Now that it has been demonstrated that the middle-atmospheric CO₂ doubling is important for the tropospheric and surface climate response in the uniformly doubled CO₂ climate, one may wonder how well the middle-atmosphere has to be represented in GCMs to capture this downward influence. As described in section 1, several authors have addressed the issue of how high the model top should be to produce realistic climate simulations. Gillett et al. (2002) and Shindell et al. (1999) compared the AO responses to increasing greenhouse gases in a high (upper boundary around 0.01 hPa) and a low (upper boundary around 10 hPa) version of their models, and found contrasting results. Rind et al. (1998) also addressed the model top question and found that the stratospheric responses to doubled CO₂ in models with model tops at 0.01 and 1 hPa are similar. Instead of investigating the required minimum model top height for producing reliable climate predictions, here we address a slightly different issue. An additional run has been performed in which the CO₂ is doubled between 10 and 0.01 hPa to investigate directly the influence of CO₂ changes above 10 hPa on the surface climate. SSTs from the control run are imposed in this run, which will be referred to as the H run.

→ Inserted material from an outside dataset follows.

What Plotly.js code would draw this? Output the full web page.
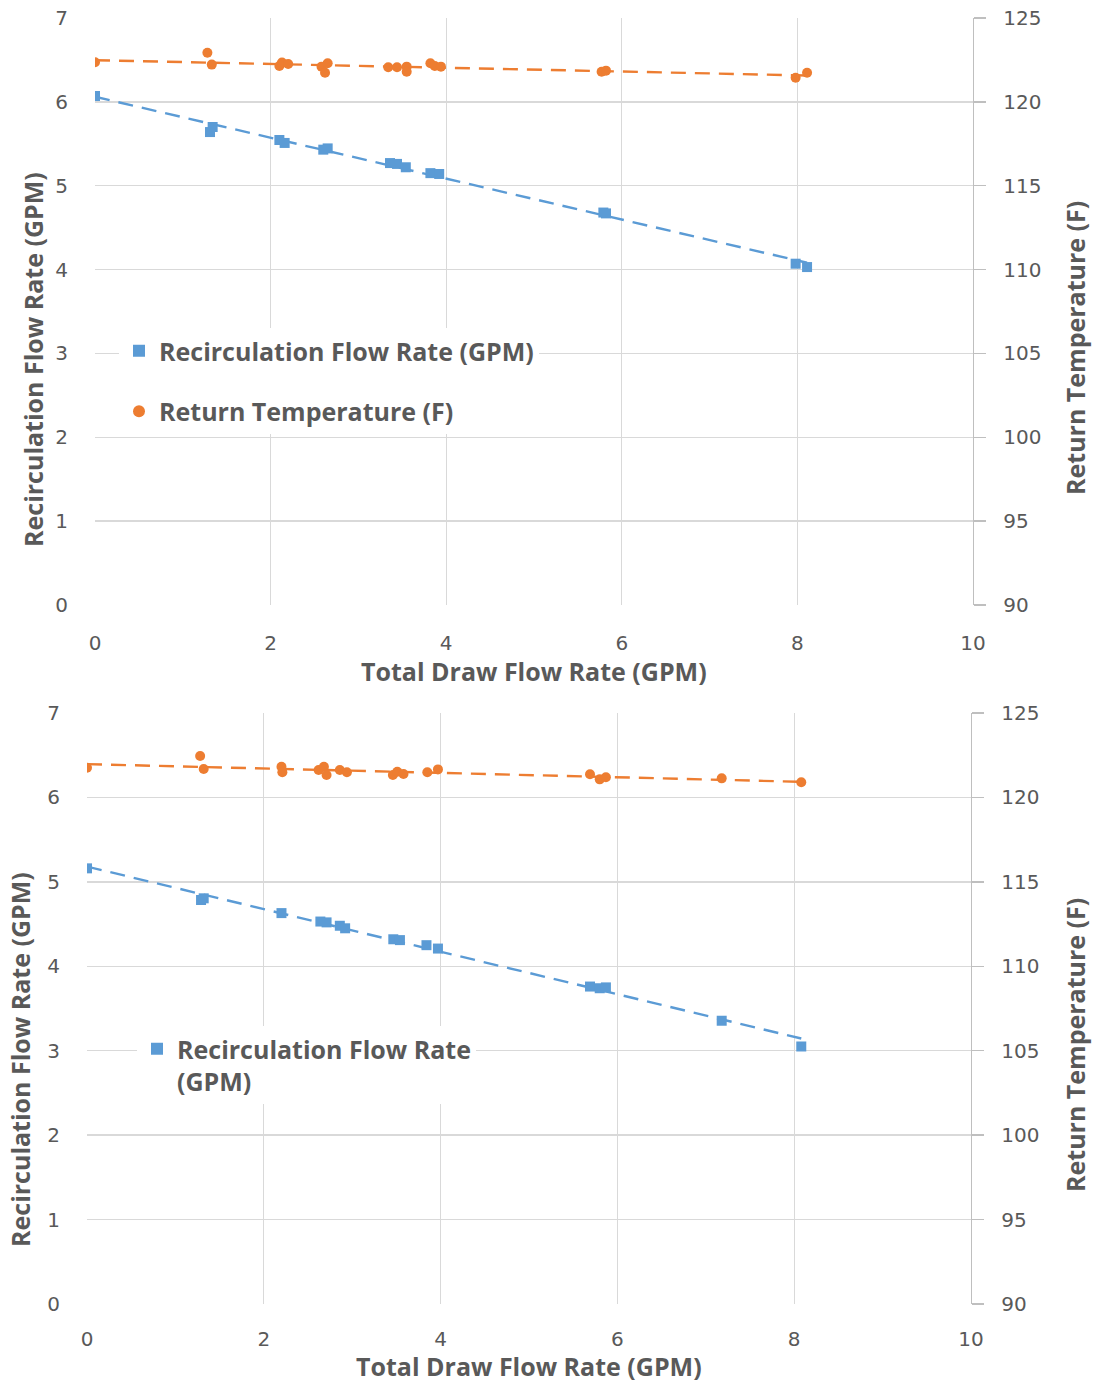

Figure 11a shows that the tropospheric temperature response to CO₂ doubling above 10 hPa (ΔT_H) is generally small. The tropospheric zonal wind response in the NH midlatitudes (Δu_H, Fig. 11b) is surprisingly large: Δu_H is not much smaller than Δu_M (Fig. 6a) and about 50% of Δu_MC (Fig. 10b). As in the M and MC runs, the zonal wind decreases significantly around 35°N. The zonal wind in the SH troposphere does not change significantly in the H run. The structure of the surface Δu_H is again similar to that of Δu_MC (Fig. 10c) and Δu_M (Fig. 9a), whereas the amplitude is slightly smaller than the amplitude of Δu_M and about 50% of the amplitude of Δu_MC. These results suggest that CO₂ doubling above 10 hPa significantly contributes to the strengthening of the tropospheric NH midlatitude westerlies in the uniformly doubled CO₂ climate.